Want to Get Your Guest Post Published? 3 Keys to an Effective Contributed Content Program
There’s no doubt that there’s an appetite for it. Tech companies love contributed content because it offers access to new, larger audiences, with whom they can share their ideas, opinions and expertise. And publications rely on contributed content to fill their editorial calendar, add new voices to their website, and, in the case of paid engagements, bring in a source of revenue.
Even though there’s demand for contributed content on both sides, we’re also seeing it become much more competitive to earn the placements. Editors are swarmed with guest post pitches daily. How do you make sure your pitch and piece stands out? It’s not enough just to follow those “How to Get Your Guest Post Published” guidelines.
Tech companies need to not only apply creativity and tell a compelling story, but also ensure their story has a chance to reach and resonate with their key audience.

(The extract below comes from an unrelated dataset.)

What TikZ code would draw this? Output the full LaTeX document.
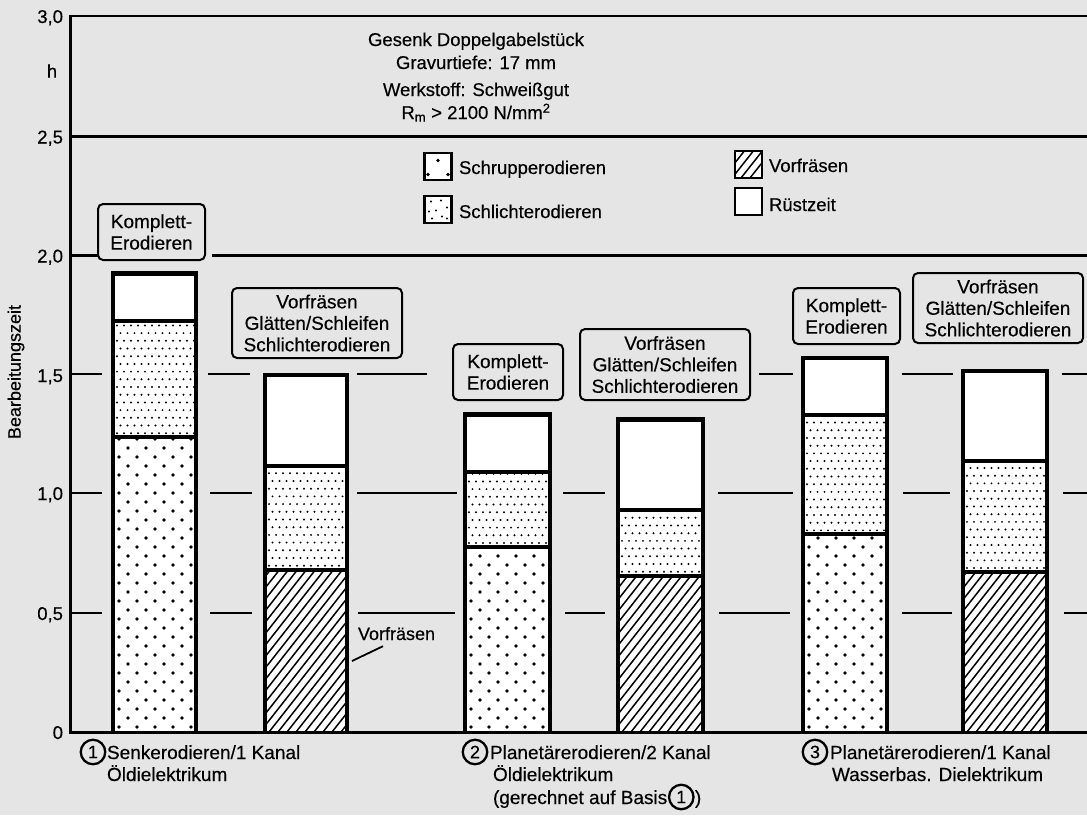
\documentclass[tikz,border=0pt]{standalone}
\usepackage{fontspec}
\setmainfont{Liberation Sans}[FakeBold=0.4]
\definecolor{bg}{gray}{0.9}
\tikzset{
  every node/.style={inner sep=0pt, outer sep=0pt},
  gridline/.style={line width=2pt},
  frameline/.style={line width=2.6pt},
  axisline/.style={line width=3pt},
  lblbox/.style={draw, line width=2pt, rounded corners=5pt, fill=bg, align=center, font=\fontsize{19}{21.5}\selectfont},
  tick/.style={anchor=base east, font=\fontsize{18.5}{20}\selectfont},
  txt/.style={anchor=base west, font=\fontsize{19}{21}\selectfont},
  ctxt/.style={anchor=base, font=\fontsize{18.5}{21}\selectfont},
  numc/.style={draw, circle, line width=2.3pt, minimum size=24.5pt, inner sep=0pt, font=\fontsize{18}{18}\selectfont},
  barline/.style={line width=4.6pt, line join=miter},
  divline/.style={line width=4pt},
  legbox/.style={draw, line width=2.6pt, minimum size=27pt, fill=white},
}
\newcommand\gridseg[3]{\draw[gridline] (#2,{732-238.7*#1}) -- (#3,{732-238.7*#1});}
\newcommand\segSchrupp[4]{%
  \begin{scope}
    \clip (#1,#3) rectangle (#2,#4);
    \foreach \ri in {0,...,36}{
      \pgfmathsetmacro\yy{#4-5-9*\ri}
      \pgfmathsetmacro\xo{#1+6+9*mod(\ri,2)}
      \foreach \ci in {0,...,4}{
        \fill ({\xo+18*\ci},\yy) circle (1.9pt);
      }
    }
  \end{scope}}
\newcommand\segSchlicht[4]{%
  \begin{scope}
    \clip (#1,#3) rectangle (#2,#4);
    \foreach \ri in {0,...,18}{
      \pgfmathsetmacro\yy{#4-4-7.7*\ri}
      \pgfmathsetmacro\xo{#1+4+3.5*mod(\ri,2)}
      \foreach \ci in {0,...,12}{
        \fill ({\xo+7*\ci},\yy) circle (1.1pt);
      }
    }
  \end{scope}}
\newcommand\segHatch[4]{%
  \begin{scope}
    \clip (#1,#3) rectangle (#2,#4);
    \foreach \k in {0,...,27}{
      \draw[line width=1.5pt] ({#1-140+9*\k},#4) -- ++(220,-280);
    }
  \end{scope}}
\newcommand\drawbar[6]{%
  \pgfmathsetmacro\ya{732-238.7*#4}
  \pgfmathsetmacro\yb{732-238.7*#5}
  \pgfmathsetmacro\yc{732-238.7*#6}
  \fill[white] (#1,732) rectangle (#2,\yc);
  \csname seg#3\endcsname{#1}{#2}{\ya}{732}
  \segSchlicht{#1}{#2}{\yb}{\ya}
  \draw[divline] (#1,\ya) -- (#2,\ya);
  \draw[divline] (#1,\yb) -- (#2,\yb);
  \draw[barline] (#1,732) -- (#1,\yc) -- (#2,\yc) -- (#2,732);
}
\begin{document}
\begin{tikzpicture}[x=1pt,y=-1pt]
\fill[bg] (0,0) rectangle (1087,815);
\useasboundingbox (0,0) rectangle (1087,815);

% frame lines
\draw[frameline] (70,16) -- (1087,16);
\draw[frameline] (70,136.6) -- (1087,136.6);
\draw[frameline] (70,255.6) -- (98,255.6);
\draw[frameline] (212,255.6) -- (1087,255.6);

% dashed grid
\gridseg{1.5}{70}{102}\gridseg{1.5}{208}{250}\gridseg{1.5}{357}{427}
\gridseg{1.5}{759}{793}\gridseg{1.5}{902}{953}\gridseg{1.5}{1062}{1087}
\gridseg{1.0}{70}{102}\gridseg{1.0}{210}{252}\gridseg{1.0}{357}{457}
\gridseg{1.0}{563}{605}\gridseg{1.0}{718}{793}\gridseg{1.0}{903}{950}\gridseg{1.0}{1063}{1087}
\gridseg{0.5}{70}{102}\gridseg{0.5}{210}{252}\gridseg{0.5}{358}{455}
\gridseg{0.5}{565}{605}\gridseg{0.5}{719}{790}\gridseg{0.5}{902}{952}\gridseg{0.5}{1064}{1087}

% bars
\drawbar{113}{196}{Schrupp}{1.235}{1.72}{1.92}
\drawbar{265}{347}{Hatch}{0.68}{1.115}{1.495}
\drawbar{465}{550}{Schrupp}{0.775}{1.09}{1.33}
\drawbar{618}{703}{Hatch}{0.655}{0.93}{1.31}
\drawbar{803}{887}{Schrupp}{0.828}{1.328}{1.567}
\drawbar{963}{1047}{Hatch}{0.67}{1.135}{1.513}

% axes
\draw[axisline] (70,14.5) -- (70,733.5);
\draw[axisline] (68.5,732) -- (1087,732);

% tick labels
\node[tick] (t30) at (63,23) {3,0};
\node[font=\fontsize{18.5}{20}\selectfont] (th) at (52,71) {h};
\node[tick] (t25) at (63,143.5) {2,5};
\node[tick] (t20) at (63,262.5) {2,0};
\node[tick] (t15) at (63,382) {1,5};
\node[tick] (t10) at (63,500) {1,0};
\node[tick] (t05) at (63,620) {0,5};
\node[tick] (t00) at (63,739) {0};
\node[rotate=90, font=\fontsize{18}{20}\selectfont] (ylab) at (16,372) {Bearbeitungszeit};

% header text
\node[ctxt] (h1) at (476,46) {Gesenk Doppelgabelstück};
\node[ctxt] (h2) at (476,69) {Gravurtiefe: 17 mm};
\node[ctxt] (h3) at (476,96) {Werkstoff: Schweißgut};
\node[ctxt] (h4) at (476,119) {R\textsubscript{m} > 2100 N/mm\textsuperscript{2}};

% legend
\node[legbox] (kS) at (438,166.5) {};
\fill ([shift={(0,-6)}]kS.center) circle (1.9pt);
\fill ([shift={(-10,8)}]kS.center) circle (1.9pt);
\fill ([shift={(10,8)}]kS.center) circle (1.9pt);
\node[txt, font=\fontsize{18.5}{20}\selectfont] (tS) at (459,174) {Schrupperodieren};
\node[legbox] (kL) at (438,209.5) {};
\foreach \dx/\dy in {-7/-8,3/-9,9/-2,-9/2,-2/1,4/7,-6/9,9/9}{
  \fill ([shift={(\dx,\dy)}]kL.center) circle (1.1pt);
}
\node[txt, font=\fontsize{18.5}{20}\selectfont] (tL) at (459,218) {Schlichterodieren};
\node[legbox] (kV) at (748.5,164.5) {};
\begin{scope}
  \clip (kV.south west) rectangle (kV.north east);
  \foreach \k in {0,...,5}{
    \draw[line width=1.5pt] ([shift={(-30+9*\k,0)}]kV.south west) -- ++(30,-38);
  }
\end{scope}
\draw[line width=2.6pt] (kV.south west) rectangle (kV.north east);
\node[txt, font=\fontsize{18.5}{20}\selectfont] (tV) at (769,172) {Vorfräsen};
\node[legbox] (kR) at (748.5,201.5) {};
\node[txt, font=\fontsize{18.5}{20}\selectfont] (tR) at (769,211) {Rüstzeit};

% bar labels
\node[lblbox, minimum width=107pt, minimum height=56pt] (L1) at (151.5,232) {Komplett-\\Erodieren};
\node[lblbox, minimum width=170pt, minimum height=70pt] (L2) at (317,323) {Vorfräsen\\Glätten/Schleifen\\Schlichterodieren};
\node[lblbox, minimum width=110pt, minimum height=56pt] (L3) at (508,372) {Komplett-\\Erodieren};
\node[lblbox, minimum width=170pt, minimum height=71pt] (L4) at (665,364.5) {Vorfräsen\\Glätten/Schleifen\\Schlichterodieren};
\node[lblbox, minimum width=107pt, minimum height=56pt] (L5) at (846.5,316) {Komplett-\\Erodieren};
\node[lblbox, minimum width=170pt, minimum height=70pt] (L6) at (998,308) {Vorfräsen\\Glätten/Schleifen\\Schlichterodieren};

% Vorfraesen annotation
\node[txt, font=\fontsize{18}{20}\selectfont] (vf) at (358,640) {Vorfräsen};
\coordinate (vfp) at (352,661);
\draw[line width=1.8pt] ([shift={(25,6)}]vf.south west) -- (vfp);

% bottom labels
\node[numc] (c1) at (93,752) {1};
\node[txt] (b1a) at (107,759) {Senkerodieren/1 Kanal};
\node[txt] (b1b) at (107,781) {Öldielektrikum};
\node[numc] (c2) at (475,752) {2};
\node[txt] (b2a) at (490,759) {Planetärerodieren/2 Kanal};
\node[txt] (b2b) at (493,781) {Öldielektrikum};
\node[txt] (b2c) at (493,804) {(gerechnet auf Basis};
\node[numc] (c4) at ([shift={(14,-7)}]b2c.base east) {1};
\node[txt] (b2d) at ([xshift=1.5pt]c4.east |- b2c.base) {)};
\node[numc] (c3) at (815,752) {3};
\node[txt] (b3a) at (830,759) {Planetärerodieren/1 Kanal};
\node[txt] (b3b) at (832,781) {Wasserbas. Dielektrikum};
\end{tikzpicture}
\end{document}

Here are three questions to ask yourself before seeking out placement for a piece of contributed content.
1. How Strategic is this Placement?
It’s important to evaluate your target publications in the context of your larger content strategy. In other words, do these sites make sense for your post? Will readership in these publications actually translate to your definition of success?
For example, you might want to see your byline on a major publication like Mashable. That name certainly carries some cachet, but is it right for your piece? Mashable’s audience is quiet broad, so if you want to be assured that actual potential customers will read your piece, you might find a better home on a more targeted industry publication.
2. Do You Have the Right Story to Tell?
Editors want compelling stories, not marketing fluff. No matter where you want your piece published, you need to make sure that you have an actual story to tell, and that the author’s genuine voice and opinions come through in the final piece.
Your story will also influence your placement strategy. Publications with a broader audience might not want to publish a highly technical article. On the other hand, if you have a “big idea” that you feel could position yourself or your brand as a forward-thinker, then you might want to shoot higher than niche industry publications.
3. Does the Topic Require an Ongoing Commitment?
How “big” is your story? Will one piece be sufficient to cover your topic, or will it require a full series?
Some publications will only want you to participate if you are going to contribute on a consistent basis. On the other hand, it may be more productive to start a story on a major earned platform and then continue the conversation on your owned platforms, like a corporate blog or LinkedIn Pulse, while linking back to each story in the series. A multi-platform content strategy also allows you to dive deeper on the topic or approach it from multiple viewpoints and tones of voice.
Ultimately, it’s important to keep in mind that while getting a guest post published is nice, it’s even better when your contributed content strategy, placement and follow-through all result in your ideal version of success. Contributed content is just one part of a well-considered marketing and PR campaign, and when done strategically, it can drive positive results.